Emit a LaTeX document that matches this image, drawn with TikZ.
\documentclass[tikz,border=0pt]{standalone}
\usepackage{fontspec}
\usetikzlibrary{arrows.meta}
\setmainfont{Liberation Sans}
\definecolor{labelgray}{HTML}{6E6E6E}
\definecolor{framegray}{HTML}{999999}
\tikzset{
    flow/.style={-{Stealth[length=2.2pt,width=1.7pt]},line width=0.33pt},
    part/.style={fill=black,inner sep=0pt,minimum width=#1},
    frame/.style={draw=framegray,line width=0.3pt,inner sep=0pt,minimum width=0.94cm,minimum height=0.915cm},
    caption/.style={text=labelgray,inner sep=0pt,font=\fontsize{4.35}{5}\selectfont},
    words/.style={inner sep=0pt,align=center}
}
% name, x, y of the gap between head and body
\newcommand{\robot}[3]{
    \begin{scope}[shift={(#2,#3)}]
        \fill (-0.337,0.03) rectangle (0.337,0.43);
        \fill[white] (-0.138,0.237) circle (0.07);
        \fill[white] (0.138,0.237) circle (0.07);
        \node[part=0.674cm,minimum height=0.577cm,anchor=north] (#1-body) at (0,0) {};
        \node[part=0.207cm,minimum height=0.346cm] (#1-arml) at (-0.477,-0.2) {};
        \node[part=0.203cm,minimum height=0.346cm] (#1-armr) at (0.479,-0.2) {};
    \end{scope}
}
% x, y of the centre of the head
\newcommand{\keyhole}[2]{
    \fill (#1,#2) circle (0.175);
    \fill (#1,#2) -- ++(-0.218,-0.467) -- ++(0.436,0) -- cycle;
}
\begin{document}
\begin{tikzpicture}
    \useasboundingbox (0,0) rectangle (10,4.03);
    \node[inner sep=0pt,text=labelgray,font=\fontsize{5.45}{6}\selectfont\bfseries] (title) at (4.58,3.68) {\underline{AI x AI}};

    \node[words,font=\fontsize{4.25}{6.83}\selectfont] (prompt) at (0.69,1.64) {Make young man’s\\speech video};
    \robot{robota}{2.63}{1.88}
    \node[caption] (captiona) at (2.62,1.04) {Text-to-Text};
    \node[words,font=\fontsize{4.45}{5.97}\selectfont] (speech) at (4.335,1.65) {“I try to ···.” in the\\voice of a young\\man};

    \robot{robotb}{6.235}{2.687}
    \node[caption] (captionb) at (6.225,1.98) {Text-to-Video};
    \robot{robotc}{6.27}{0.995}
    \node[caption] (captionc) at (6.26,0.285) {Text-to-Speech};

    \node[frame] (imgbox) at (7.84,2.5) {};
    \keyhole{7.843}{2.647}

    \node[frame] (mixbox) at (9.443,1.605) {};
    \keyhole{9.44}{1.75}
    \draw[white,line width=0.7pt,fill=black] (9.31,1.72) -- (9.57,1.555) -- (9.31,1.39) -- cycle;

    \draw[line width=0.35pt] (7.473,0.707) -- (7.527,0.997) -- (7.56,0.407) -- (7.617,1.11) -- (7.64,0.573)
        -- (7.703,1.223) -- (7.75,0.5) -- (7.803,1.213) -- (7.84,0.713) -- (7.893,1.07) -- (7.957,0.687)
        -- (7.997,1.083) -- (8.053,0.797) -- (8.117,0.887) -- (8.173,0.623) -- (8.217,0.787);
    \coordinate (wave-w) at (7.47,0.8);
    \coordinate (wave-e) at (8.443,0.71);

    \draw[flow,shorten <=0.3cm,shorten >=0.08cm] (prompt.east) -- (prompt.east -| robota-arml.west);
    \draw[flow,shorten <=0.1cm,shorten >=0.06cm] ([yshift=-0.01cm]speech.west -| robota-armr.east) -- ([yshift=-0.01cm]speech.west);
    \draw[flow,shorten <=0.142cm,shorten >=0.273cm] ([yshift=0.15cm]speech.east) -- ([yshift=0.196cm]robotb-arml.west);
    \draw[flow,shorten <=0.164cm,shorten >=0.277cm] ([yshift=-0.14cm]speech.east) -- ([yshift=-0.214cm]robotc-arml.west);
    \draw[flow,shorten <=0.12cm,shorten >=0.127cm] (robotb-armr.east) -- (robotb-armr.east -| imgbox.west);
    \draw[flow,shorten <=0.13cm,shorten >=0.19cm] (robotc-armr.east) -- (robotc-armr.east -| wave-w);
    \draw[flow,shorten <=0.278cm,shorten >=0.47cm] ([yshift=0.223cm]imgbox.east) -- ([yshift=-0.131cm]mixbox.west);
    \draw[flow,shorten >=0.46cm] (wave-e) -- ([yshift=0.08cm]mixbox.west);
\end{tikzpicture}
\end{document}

◆ ◆ ◆ ◆

What needs to be done> The data above must be returned in full, exactly as written.

Response>
Emit a LaTeX document that matches this image, drawn with TikZ.
\documentclass[tikz,border=0pt]{standalone}
\usepackage{fontspec}
\usetikzlibrary{arrows.meta}
\setmainfont{Liberation Sans}
\definecolor{labelgray}{HTML}{6E6E6E}
\definecolor{framegray}{HTML}{999999}
\tikzset{
    flow/.style={-{Stealth[length=2.2pt,width=1.7pt]},line width=0.33pt},
    part/.style={fill=black,inner sep=0pt,minimum width=#1},
    frame/.style={draw=framegray,line width=0.3pt,inner sep=0pt,minimum width=0.94cm,minimum height=0.915cm},
    caption/.style={text=labelgray,inner sep=0pt,font=\fontsize{4.35}{5}\selectfont},
    words/.style={inner sep=0pt,align=center}
}
% name, x, y of the gap between head and body
\newcommand{\robot}[3]{
    \begin{scope}[shift={(#2,#3)}]
        \fill (-0.337,0.03) rectangle (0.337,0.43);
        \fill[white] (-0.138,0.237) circle (0.07);
        \fill[white] (0.138,0.237) circle (0.07);
        \node[part=0.674cm,minimum height=0.577cm,anchor=north] (#1-body) at (0,0) {};
        \node[part=0.207cm,minimum height=0.346cm] (#1-arml) at (-0.477,-0.2) {};
        \node[part=0.203cm,minimum height=0.346cm] (#1-armr) at (0.479,-0.2) {};
    \end{scope}
}
% x, y of the centre of the head
\newcommand{\keyhole}[2]{
    \fill (#1,#2) circle (0.175);
    \fill (#1,#2) -- ++(-0.218,-0.467) -- ++(0.436,0) -- cycle;
}
\begin{document}
\begin{tikzpicture}
    \useasboundingbox (0,0) rectangle (10,4.03);
    \node[inner sep=0pt,text=labelgray,font=\fontsize{5.45}{6}\selectfont\bfseries] (title) at (4.58,3.68) {\underline{AI x AI}};

    \node[words,font=\fontsize{4.25}{6.83}\selectfont] (prompt) at (0.69,1.64) {Make young man’s\\speech video};
    \robot{robota}{2.63}{1.88}
    \node[caption] (captiona) at (2.62,1.04) {Text-to-Text};
    \node[words,font=\fontsize{4.45}{5.97}\selectfont] (speech) at (4.335,1.65) {“I try to ···.” in the\\voice of a young\\man};

    \robot{robotb}{6.235}{2.687}
    \node[caption] (captionb) at (6.225,1.98) {Text-to-Video};
    \robot{robotc}{6.27}{0.995}
    \node[caption] (captionc) at (6.26,0.285) {Text-to-Speech};

    \node[frame] (imgbox) at (7.84,2.5) {};
    \keyhole{7.843}{2.647}

    \node[frame] (mixbox) at (9.443,1.605) {};
    \keyhole{9.44}{1.75}
    \draw[white,line width=0.7pt,fill=black] (9.31,1.72) -- (9.57,1.555) -- (9.31,1.39) -- cycle;

    \draw[line width=0.35pt] (7.473,0.707) -- (7.527,0.997) -- (7.56,0.407) -- (7.617,1.11) -- (7.64,0.573)
        -- (7.703,1.223) -- (7.75,0.5) -- (7.803,1.213) -- (7.84,0.713) -- (7.893,1.07) -- (7.957,0.687)
        -- (7.997,1.083) -- (8.053,0.797) -- (8.117,0.887) -- (8.173,0.623) -- (8.217,0.787);
    \coordinate (wave-w) at (7.47,0.8);
    \coordinate (wave-e) at (8.443,0.71);

    \draw[flow,shorten <=0.3cm,shorten >=0.08cm] (prompt.east) -- (prompt.east -| robota-arml.west);
    \draw[flow,shorten <=0.1cm,shorten >=0.06cm] ([yshift=-0.01cm]speech.west -| robota-armr.east) -- ([yshift=-0.01cm]speech.west);
    \draw[flow,shorten <=0.142cm,shorten >=0.273cm] ([yshift=0.15cm]speech.east) -- ([yshift=0.196cm]robotb-arml.west);
    \draw[flow,shorten <=0.164cm,shorten >=0.277cm] ([yshift=-0.14cm]speech.east) -- ([yshift=-0.214cm]robotc-arml.west);
    \draw[flow,shorten <=0.12cm,shorten >=0.127cm] (robotb-armr.east) -- (robotb-armr.east -| imgbox.west);
    \draw[flow,shorten <=0.13cm,shorten >=0.19cm] (robotc-armr.east) -- (robotc-armr.east -| wave-w);
    \draw[flow,shorten <=0.278cm,shorten >=0.47cm] ([yshift=0.223cm]imgbox.east) -- ([yshift=-0.131cm]mixbox.west);
    \draw[flow,shorten >=0.46cm] (wave-e) -- ([yshift=0.08cm]mixbox.west);
\end{tikzpicture}
\end{document}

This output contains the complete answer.